Der Vorbehalt des Wohnrechts kann sich bei der Schenkung einer Immobilie auch noch nach mehr als zehn Jahren auf den Pflichtteilsergänzungsanspruch auswirken. Das zeigt ein Urteil des OLG München.
Schenkungen sind ein probates Mittel, um die Erbschaftssteuer zu umgehen oder auch Pflichtteilsansprüche zu senken. Allerdings muss bedacht werden, dass der Pflichtteilsanspruch, z.B. von Kindern des Erblassers, sich auch auf Gegenstände bezieht, die der Erblasser in den letzten zehn Jahren vor seinem Tod verschenkt hat, erklärt die Wirtschaftskanzlei MTR Rechtsanwälte Dieser sog. Pflichtteilsergänzungsanspruch kann sogar bestehen, wenn die Schenkung schon mehr als zehn Jahre zurückliegt, wie ein Urteil des OLG München vom 8. Juli 2022 zeigt (Az. 33 U 5525/21).
In dem Fall hatte der Erblasser ein Wohnhaus einem seiner Kinder geschenkt und sich dabei das alleinige Wohnrecht an allen Räumen des Hauses vorbehalten. Die Schenkung lag schon mehr als zehn Jahre zurück, als der Vater starb. Ein Sohn machte dennoch geltend, dass die Immobilie bei seinem Pflichtteilsergänzungsanspruch berücksichtigt werden müsse. Da sich der Vater das alleinige Wohnrecht vorbehalten habe, finde die Zehnjahresfrist hier keine Anwendung, argumentierte er.
Mit seiner Klage hatte er vor dem OLG München Erfolg. Einem Pflichtteilsberechtigter stehe auch sein Pflichtteil an Schenkungen, die der Erblasser in den letzten zehn Jahren vor seinem Tod getätigt hat, zu. Im Zuge der sog. Abschmelzung verringere sich dieser Wert jedes Jahr um zehn Prozent und falle nach zehn Jahren schließlich ganz aus der Pflichtteilsergänzung heraus, so das OLG. Nach der Rechtsprechung des BGH gelte dies jedoch nicht, wenn sich der Erblasser den vollständigen Nießbrauch an dem Grundstück vorbehalten habe.
Ein eingeräumtes Wohnrecht sei zwar nicht zwingend mit einem Nießbrauchsvorbehalt gleichzusetzen.
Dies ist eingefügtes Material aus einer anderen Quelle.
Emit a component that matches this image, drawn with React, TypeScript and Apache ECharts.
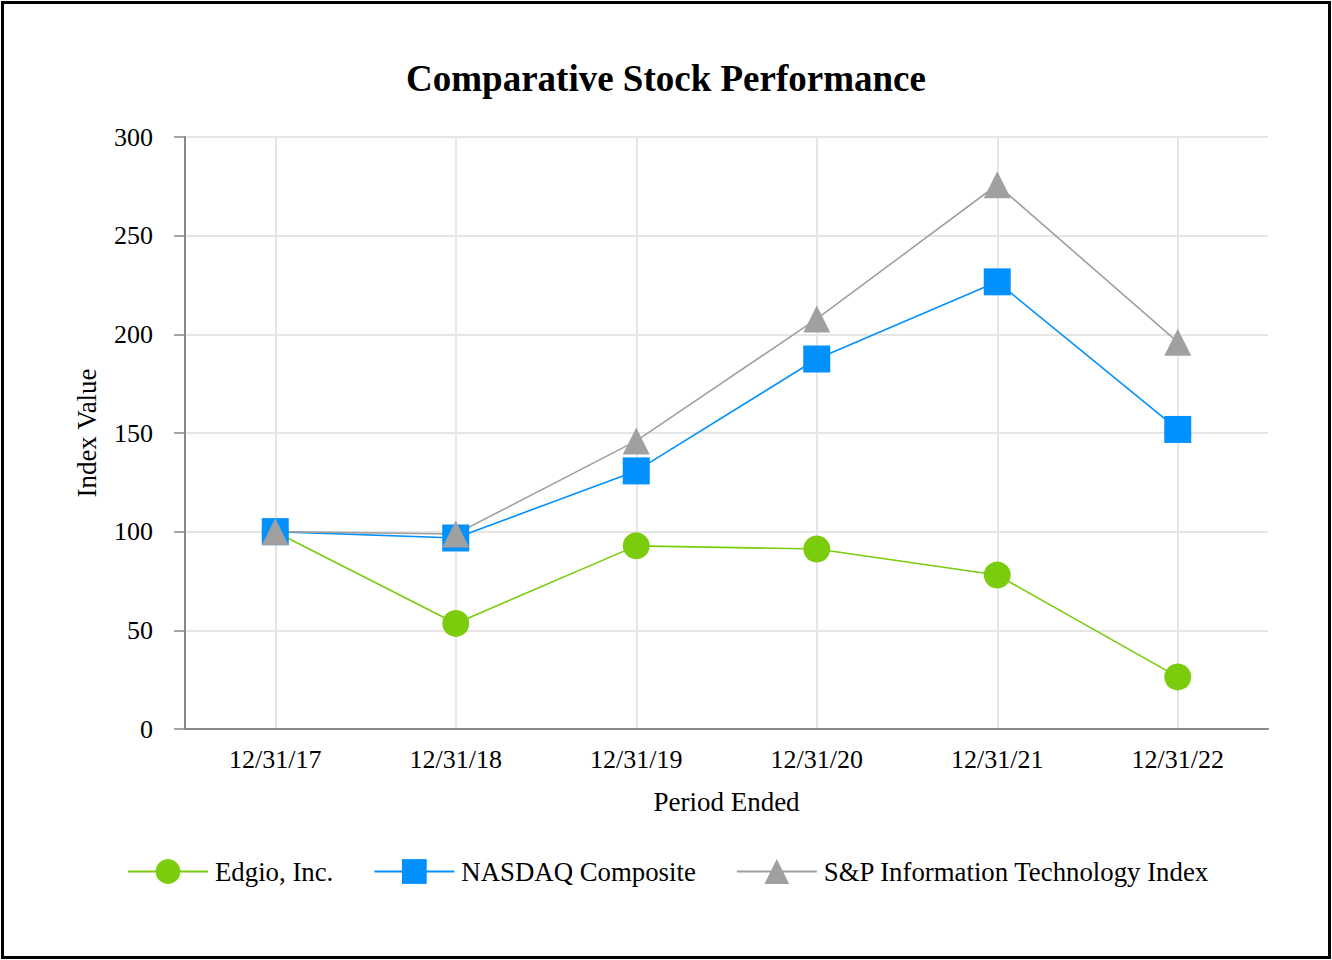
import React, { useEffect, useRef } from "react";
import * as echarts from "echarts";

const categories = ["12/31/17", "12/31/18", "12/31/19", "12/31/20", "12/31/21", "12/31/22"];
const edgio = [100, 53.5, 92.8, 91.2, 78, 26.4];
const nasdaq = [100, 96.8, 130.8, 187.5, 226.6, 151.8];
const sp = [100, 98.8, 146, 207.8, 275.8, 196];
const seriesNames = ["Edgio, Inc.", "NASDAQ Composite", "S&P Information Technology Index"];

const FONT = "'Liberation Serif', 'Times New Roman', serif";
const GREEN = "#7acc0c";
const BLUE = "#0091ff";
const GRAY = "#a0a0a0";

export default function App() {
  const ref = useRef<HTMLDivElement>(null);
  useEffect(() => {
    if (!ref.current) return;
    const chart = echarts.init(ref.current, undefined, { renderer: "svg" });
    const mk = (name: string, data: number[], color: string, symbol: string) => ({
      name,
      type: "line",
      data,
      symbol,
      symbolSize: 27,
      lineStyle: { color, width: 1.6 },
      itemStyle: { color },
      z: 3,
    });
    chart.setOption({
      animation: false,
      backgroundColor: "#ffffff",
      textStyle: { fontFamily: FONT },
      title: {
        text: "Comparative Stock Performance",
        left: "center",
        top: 60,
        padding: 0,
        textStyle: { fontFamily: FONT, fontSize: 37, fontWeight: "bold", color: "#000" },
      },
      grid: { left: 185, right: 64, top: 137, bottom: 231, containLabel: false },
      xAxis: {
        type: "category",
        data: categories,
        boundaryGap: true,
        name: "Period Ended",
        nameLocation: "middle",
        nameGap: 59,
        nameTextStyle: { fontFamily: FONT, fontSize: 27, color: "#000" },
        axisLine: { lineStyle: { color: "#888", width: 2 } },
        axisTick: { alignWithLabel: true, length: 11, lineStyle: { color: "#888", width: 1.5 } },
        axisLabel: { fontFamily: FONT, fontSize: 26, color: "#000", margin: 17 },
        splitLine: { show: true, alignWithLabel: true, lineStyle: { color: "#e6e6e6", width: 2 } },
      },
      yAxis: {
        type: "value",
        min: 0,
        max: 300,
        interval: 50,
        name: "Index Value",
        nameLocation: "middle",
        nameGap: 85,
        nameTextStyle: { fontFamily: FONT, fontSize: 27, color: "#000" },
        axisLine: { show: true, lineStyle: { color: "#888", width: 2 } },
        axisTick: { show: true, length: 11, lineStyle: { color: "#888", width: 1.5 } },
        axisLabel: { fontFamily: FONT, fontSize: 26, color: "#000", margin: 32 },
        splitLine: { show: true, lineStyle: { color: "#e6e6e6", width: 2 } },
      },
      legend: {
        data: seriesNames,
        left: 127,
        top: 858,
        itemWidth: 80,
        itemHeight: 31,
        itemGap: 40,
        padding: 0,
        textStyle: { fontFamily: FONT, fontSize: 26.8, color: "#000", padding: [0, 0, 0, 2] },
      },
      graphic: [
        {
          type: "rect",
          shape: { x: 2.5, y: 2.5, width: 1327, height: 955 },
          style: { fill: "none", stroke: "#000", lineWidth: 3 },
          z: 100,
        },
      ],
      series: [
        mk(seriesNames[0], edgio, GREEN, "circle"),
        mk(seriesNames[1], nasdaq, BLUE, "rect"),
        mk(seriesNames[2], sp, GRAY, "triangle"),
      ],
    });
    return () => chart.dispose();
  }, []);
  return (
    <div
      ref={ref}
      style={{ position: "absolute", left: 0, top: 0, width: 1332, height: 960 }}
    />
  );
}
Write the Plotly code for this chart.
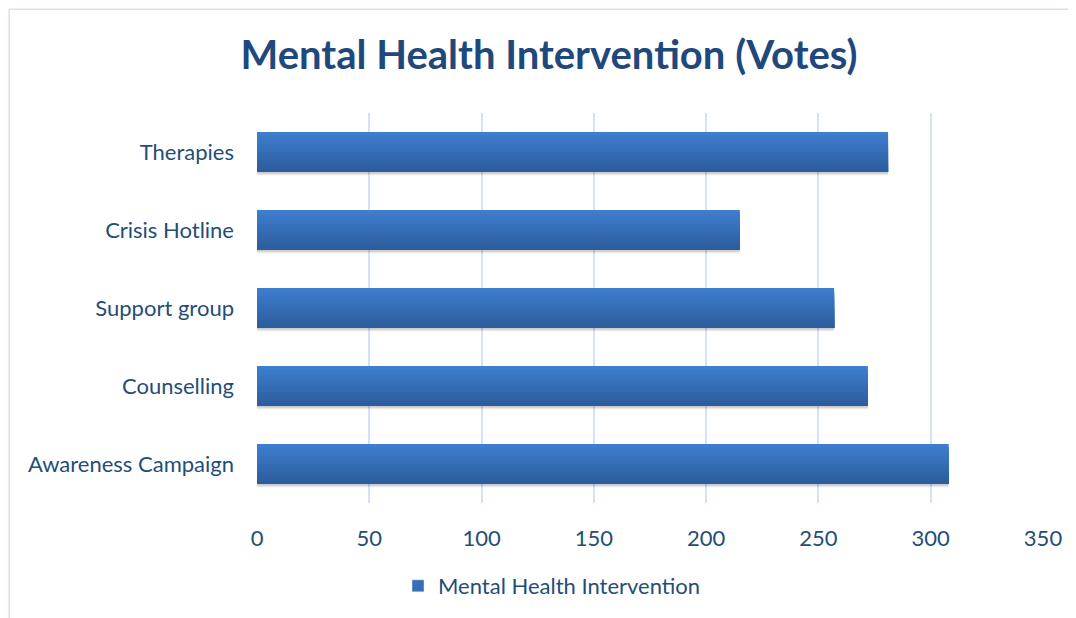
import plotly.graph_objects as go

categories = ["Awareness Campaign", "Counselling", "Support group", "Crisis Hotline", "Therapies"]
votes = [308, 272, 257, 215, 281]
x_ticks = [0, 50, 100, 150, 200, 250, 300, 350]
series_name = "Mental Health Intervention"
title_text = "Mental Health Intervention (Votes)"

# page has an 8px body margin; lay the figure out in page pixels minus 8
PAD = 8
W, H = 1076 - PAD, 618 - PAD
def px(x): return x - PAD
L, R = px(257), 1076 - 1043
T, B = px(113), 618 - 503
PW, PH = W - L - R, H - T - B
FONT = "Lato, Calibri, Carlito, sans-serif"
TXT = "#1F4E79"

fig = go.Figure()

half = 0.256
# soft shadow
for k, a in enumerate([0.05, 0.07, 0.09]):
    fig.add_trace(go.Bar(
        y=categories, x=votes, orientation="h", width=2 * half, offset=-half - 0.045 + k * 0.012,
        marker=dict(color="rgba(0,0,0,%.2f)" % a, line=dict(width=0)),
        showlegend=False, hoverinfo="skip"))

# gradient: stacked overlapping layers (top lighter -> bottom darker)
n = 14
top = (61, 126, 206)
bot = (45, 93, 157)
for i in range(n):
    t = i / (n - 1)
    c = tuple(round(top[k] + (bot[k] - top[k]) * t) for k in range(3))
    w = 2 * half / n
    span = 2 * half - i * w
    fig.add_trace(go.Bar(
        y=categories, x=votes, orientation="h", width=span, offset=-half,
        marker=dict(color="rgb(%d,%d,%d)" % c, line=dict(width=0)),
        showlegend=False, name=series_name))

# legend entry
fig.add_trace(go.Bar(
    y=[None], x=[None], orientation="h", name=series_name,
    marker=dict(color="rgb(54,110,182)"), showlegend=True))

bx0 = (1.2 - L) / PW
by1 = (H - B - 1.2) / PH
fig.update_layout(
    width=W, height=H,
    margin=dict(l=L, r=R, t=T, b=B, autoexpand=False),
    paper_bgcolor="white", plot_bgcolor="white",
    barmode="overlay",
    title=dict(text="<b>" + title_text + "</b>", x=px(549) / W, xref="container",
               xanchor="center", y=1 - px(55) / H, yanchor="middle",
               font=dict(family=FONT, size=40, color="#1F497D")),
    xaxis=dict(range=[0, 350], tickvals=x_ticks, showgrid=True, gridcolor="#D6E2F2", gridwidth=2,
               zeroline=False, showline=False, ticks="", ticklabelstandoff=20,
               tickfont=dict(family=FONT, size=22, color=TXT)),
    yaxis=dict(categoryorder="array", categoryarray=categories, showgrid=False, zeroline=False,
               showline=False, ticks="", ticklabelstandoff=22,
               tickfont=dict(family=FONT, size=22, color=TXT)),
    legend=dict(orientation="h", x=px(552) / W, xref="container", xanchor="center",
                y=1 - px(586) / H, yref="container", yanchor="middle",
                font=dict(family=FONT, size=22, color=TXT), itemwidth=30),
    shapes=[
        dict(type="line", xref="paper", yref="paper", x0=bx0, x1=1.2, y0=by1, y1=by1,
             line=dict(color="#D6E2F2", width=1.5), layer="below"),
        dict(type="line", xref="paper", yref="paper", x0=bx0, x1=bx0, y0=-1, y1=by1,
             line=dict(color="#D6E2F2", width=1.5), layer="below"),
    ],
)

fig.write_html("out.html")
Hier habe sich der Vater jedoch die alleinige Nutzung der gesamten Wohnfläche vorbehalten, so dass der Unterschied so gering sei, dass der Wohnrechtsvorbehalt mit dem vorbehaltenen Nießbrauch gleichzusetzen sei, führte das OLG aus. Daher habe der Kläger einen Pflichtteilsergänzungsanspruch.